Scan the data below. Pull out each line where "full" occurs.

• • • •

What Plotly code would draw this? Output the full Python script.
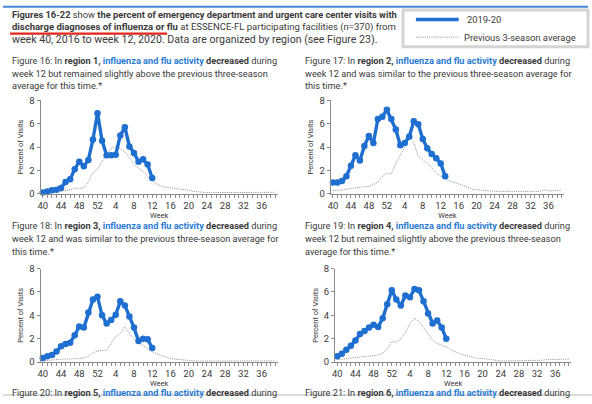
import plotly.graph_objects as go

# season weeks: week 40 of 2019 through week 39 of 2020
weeks = list(range(40, 53)) + list(range(1, 40))
week_labels = [str(w) for w in weeks]
tick_text = [w if i % 4 == 0 else "" for i, w in enumerate(week_labels)]

# percent of visits, 2019-20 season (through week 12/13)
region1_2019 = [0.1, 0.2, 0.3, 0.35, 0.5, 1.0, 1.25, 2.1, 2.75, 2.35, 2.9, 4.65, 6.9,
                4.55, 3.3, 3.3, 3.35, 5.0, 5.7, 4.05, 3.5, 2.75, 2.95, 2.5, 1.35]
region2_2019 = [0.97, 0.97, 1.1, 1.5, 2.4, 3.3, 2.85, 4.1, 4.95, 4.35, 6.4, 6.6, 7.2,
                6.4, 5.5, 4.15, 4.35, 4.9, 6.2, 5.95, 4.7, 3.9, 3.4, 3.05, 2.6, 1.5]
region3_2019 = [0.35, 0.5, 0.6, 0.9, 1.35, 1.55, 1.65, 2.3, 3.05, 2.95, 4.25, 5.35, 5.6,
                4.0, 3.3, 3.6, 4.05, 5.2, 4.85, 3.9, 2.95, 1.8, 2.0, 1.95, 1.2]
region4_2019 = [0.5, 0.7, 1.05, 1.4, 1.85, 2.4, 2.65, 2.95, 3.2, 3.0, 3.75, 4.95, 6.15,
                5.35, 4.85, 5.7, 5.55, 6.25, 6.15, 5.2, 4.15, 3.3, 3.55, 2.95, 2.0]

# previous 3-season average, full season
region1_prev = [0.1, 0.1, 0.12, 0.15, 0.2, 0.25, 0.35, 0.45, 0.45, 0.5, 1.0, 1.8, 2.1,
                2.8, 3.4, 3.9, 4.05, 3.85, 3.6, 3.1, 2.5, 2.2, 1.9, 1.5, 1.1, 0.85,
                0.65, 0.55, 0.5, 0.45, 0.4, 0.4, 0.3, 0.2, 0.15, 0.12, 0.1, 0.1, 0.1,
                0.08, 0.08, 0.08, 0.08, 0.08, 0.08, 0.1, 0.1, 0.1, 0.12, 0.12, 0.12, 0.12]
region2_prev = [0.28, 0.3, 0.3, 0.4, 0.45, 0.5, 0.5, 0.55, 0.65, 0.8, 1.0, 1.5, 1.75,
                1.7, 2.6, 3.3, 4.0, 4.8, 4.4, 3.2, 2.9, 2.6, 2.2, 1.8, 1.5, 1.25,
                1.1, 1.0, 0.85, 0.7, 0.55, 0.4, 0.35, 0.3, 0.25, 0.2, 0.2, 0.2, 0.2,
                0.2, 0.18, 0.15, 0.15, 0.15, 0.15, 0.15, 0.2, 0.35, 0.25, 0.25, 0.3, 0.3]
region3_prev = [0.1, 0.15, 0.2, 0.2, 0.25, 0.25, 0.25, 0.3, 0.3, 0.35, 0.5, 0.8, 0.95,
                1.0, 1.0, 1.6, 2.2, 2.45, 3.0, 2.45, 2.0, 1.65, 1.4, 1.1, 0.9, 0.7,
                0.55, 0.4, 0.3, 0.25, 0.2, 0.15, 0.1, 0.1, 0.08, 0.08, 0.05, 0.05, 0.05,
                0.05, 0.05, 0.05, 0.05, 0.05, 0.05, 0.05, 0.08, 0.08, 0.1, 0.1, 0.1, 0.1]
region4_prev = [0.2, 0.25, 0.25, 0.3, 0.35, 0.45, 0.5, 0.5, 0.55, 0.6, 0.75, 1.1, 1.75,
                1.7, 2.0, 2.5, 3.3, 3.75, 3.5, 2.9, 2.4, 1.85, 1.6, 1.45, 1.3, 1.05,
                0.85, 0.7, 0.6, 0.5, 0.4, 0.3, 0.3, 0.25, 0.2, 0.12, 0.1, 0.1, 0.1,
                0.1, 0.1, 0.1, 0.1, 0.1, 0.12, 0.15, 0.2, 0.2, 0.2, 0.2, 0.25, 0.25]

W, H = 592, 404
FONT = "Roboto, 'Liberation Sans', sans-serif"
TXT = "#3a3a3a"
BLUE = "#1f6fd1"
LINK = "#2b7bd3"
GRID = "#8a8a8a"


def px(x):
    return x / W


def py(y):
    return 1 - y / H


# plot area boxes in page pixels: left, right, top (y=8), bottom (y=0)
panels = [
    (37.7, 276, 97, 193, region1_2019, region1_prev),
    (329.4, 564, 97, 193, region2_2019, region2_prev),
    (37.7, 276, 270, 366, region3_2019, region3_prev),
    (333.7, 571, 270, 366, region4_2019, region4_prev),
]

fig = go.Figure()
layout = {}
for k, (l, r, t, b, cur, prev) in enumerate(panels, start=1):
    xa = "x" if k == 1 else f"x{k}"
    ya = "y" if k == 1 else f"y{k}"
    fig.add_trace(go.Scatter(x=week_labels[:len(prev)], y=prev, xaxis=xa, yaxis=ya,
                             mode="lines", line=dict(color="#8c8c8c", width=1, dash="1px,1.2px"),
                             showlegend=False, hoverinfo="skip"))
    fig.add_trace(go.Scatter(x=week_labels[:len(cur)], y=cur, xaxis=xa, yaxis=ya,
                             mode="lines+markers", line=dict(color=BLUE, width=3.4),
                             marker=dict(size=6.5, color=BLUE), cliponaxis=False,
                             showlegend=False))
    suffix = "" if k == 1 else str(k)
    layout["xaxis" + suffix] = dict(
        domain=[px(l), px(r)], anchor=ya, type="category",
        categoryorder="array", categoryarray=week_labels,
        range=[-0.5, 51.5], tickmode="array", tickvals=week_labels, ticktext=tick_text,
        ticks="outside", ticklen=3, tickcolor=GRID, showline=True, linecolor=GRID,
        linewidth=1, showgrid=False, zeroline=False,
        tickfont=dict(size=9.5, color=TXT, family=FONT),
        title=dict(text="Week", standoff=0, font=dict(size=7.5, color=TXT, family=FONT)),
    )
    layout["yaxis" + suffix] = dict(
        domain=[py(b), py(t)], anchor=xa, range=[0, 8], dtick=2,
        ticks="outside", ticklen=3, tickcolor=GRID, showline=True, linecolor=GRID,
        linewidth=1, showgrid=False, zeroline=False,
        tickfont=dict(size=9.5, color=TXT, family=FONT),
        title=dict(text="Percent of Visits", standoff=4,
                   font=dict(size=7.5, color=TXT, family=FONT)),
    )

fig.update_layout(**layout)

annotations = []


def line_text(x, y, text, size):
    annotations.append(dict(x=px(x), y=py(y), xref="paper", yref="paper", text=text,
                            showarrow=False, xanchor="left", yanchor="middle",
                            font=dict(size=size, color=TXT, family=FONT)))


def activity(fig_no, region):
    return (f"Figure {fig_no}: In <b>region {region},</b> "
            f"<span style='color:{LINK}'><b>influenza and flu activity</b></span> "
            f"<b>decreased</b> during")


# intro paragraph
line_text(7, 9, "<b>Figures 16-22</b> show <b>the percent of emergency department and "
                "urgent care center visits with</b>", 9.3)
line_text(7, 22, "<b>discharge diagnoses of influenza or flu</b> at ESSENCE-FL participating "
                 "facilities (n=370) from", 9.5)
line_text(7, 34, "week 40, 2016 to week 12, 2020. Data are organized by region (see Figure 23).",
          10.6)

# figure captions
CAP = 9.2
above = ["week 12 but remained slightly above the previous three-season",
         "average for this time.*"]
similar = ["week 12 and was similar to the previous three-season average for",
           "this time.*"]
captions = [(7, 56, 16, 1, above), (302, 56, 17, 2, similar),
            (7, 226, 18, 3, similar), (302, 226, 19, 4, above),
            (7, 397, 20, 5, []), (302, 397, 21, 6, [])]
for x0, y0, fno, reg, rest in captions:
    line_text(x0, y0, activity(fno, reg), CAP)
    for j, s in enumerate(rest):
        line_text(x0, y0 + 13 * (j + 1), s, CAP)

# legend box
line_text(464, 14, "2019-20", 9.4)
line_text(461, 32, "Previous 3-season average", 9.4)

shapes = [
    dict(type="line", xref="paper", yref="paper", x0=0, x1=px(588), y0=py(0.8), y1=py(0.8),
         line=dict(color="#4a86d8", width=2)),
    dict(type="line", xref="paper", yref="paper", x0=px(7), x1=px(165), y0=py(28.5),
         y1=py(28.5), line=dict(color="#e3251b", width=2.2)),
    dict(type="rect", xref="paper", yref="paper", x0=px(402), x1=px(588), y0=py(42),
         y1=py(4), line=dict(color="#d4d4d4", width=3), fillcolor="rgba(0,0,0,0)"),
    dict(type="line", xref="paper", yref="paper", x0=px(415), x1=px(458), y0=py(14),
         y1=py(14), line=dict(color=BLUE, width=3.5)),
    dict(type="line", xref="paper", yref="paper", x0=px(415), x1=px(458), y0=py(32),
         y1=py(32), line=dict(color="#8c8c8c", width=1, dash="1px,1.2px")),
    dict(type="line", xref="paper", yref="paper", x0=0, x1=1, y0=py(400), y1=py(400),
         line=dict(color="#cfcfcf", width=1.5)),
]

fig.update_layout(
    width=W, height=H, margin=dict(l=0, r=0, t=0, b=0),
    paper_bgcolor="white", plot_bgcolor="white",
    font=dict(family=FONT, color=TXT),
    annotations=annotations, shapes=shapes,
)

fig.write_html("out.html", config={"displayModeBar": False},
               post_script="document.body.style.margin = '0px';")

• • • •

* [THE OUTPUT]
What Plotly code would draw this? Output the full Python script.
# previous 3-season average, full season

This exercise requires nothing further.